The dish is simple to prepare, involving at minimum a slice of bread and cheese. More often, added ingredients are placed into a filling mixture, which is prepared earlier. These ingredients typically include onion, Worcestershire sauce, and onion soup mix, though other fillings, such as crushed pineapple or sweet corn are also known. This filling mixture is prepared separately before being added to the bread.

The bread is kept in a rolled shape either by breaking the crust so that the slice does not spring back into a flattened shape or by skewering the bread with toothpicks. The outer side of the roll is occasionally coated thinly in butter before toasting to add to the flavour and give the toasted roll a more golden appearance.
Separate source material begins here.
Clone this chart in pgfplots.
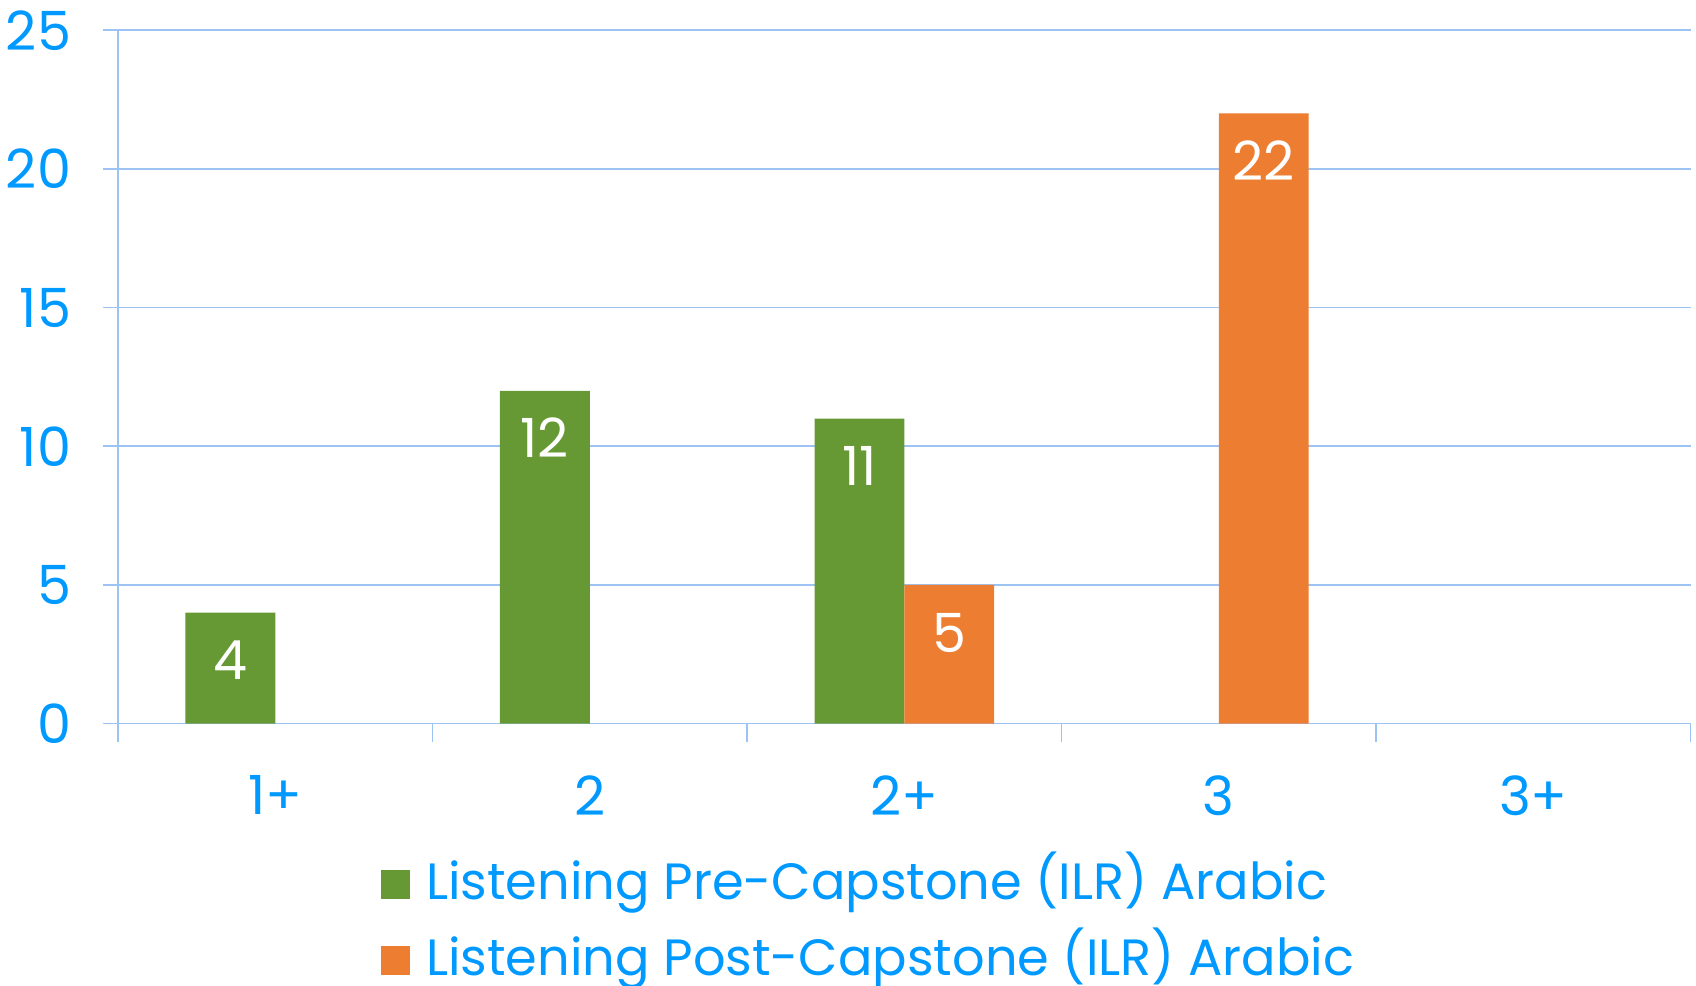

Food researchers, notably Professor Helen Leach of the University of Otago, have identified three basic traditional styles of filling, with all known recipes seemingly a variant of these three. The first of these recipes developed as a spread in the 1920s, prior to the invention of cheese rolls, using a specific spicy Australia cheese, Rex Cheese. Variants on this style of filling include the use of spicy or strong cheese with mustard, Worcestershire sauce, and even liqueurs such as Kahlúa. A second basic recipe again used spicy cheese, but this time mixed with savoury ingredients such as onion, which was cooked in butter or milk, mixed with the cheese, then thickened with flour or cornflour. A third version is similar to the second, but uses pre-processed food items as major ingredients, most notably dried onion soup mix and evaporated milk.

==History==
Early recipes for the dish date from the 1930s, with the earliest appearing in the New Zealand newspaper New Zealand Truth in 1935. The popularity of the dish seems to have taken off with the widespread availability of sliced bread from the 1950s. Early recipes referred to the dish under the seemingly disparaging name of "rat traps", a play on the longstanding nickname of "mouse traps" used for cheese on toast, but also likely a reference to the cylindrical shape, which was similar to commercial rodent traps of the era. The earliest known cookbook recipe for cheese rolls dates from Dunedin's Roslyn Church Jubilee Cookery Book in 1951, with numerous other South Island community cookbooks listing the recipe in the decade that followed. Cheese rolls were not found in any North Island cookbooks, however, until the late 1970s, and the food is still little known north of Waitaki River. The roll gained popularity in the south due to the cold climate and prevalence of soup as a meal option, especially during the frigid winter months. Artisan variations using different cheese and bread varieties have now become a regional feature in restaurants.

In 2010 a local referred to the food as southern sushi on a blog. The term has been used by Auckland comedian Rhys Darby, although an Invercargill cafe owner disputed the usage of the term.

==Fundraisers==
Occasionally "cheese roll fundraisers" are held, especially by schools and sports groups, similar to sausage sizzles or barbecues. Recent rises in the cost of dairy products have made these fundraisers less profitable than before.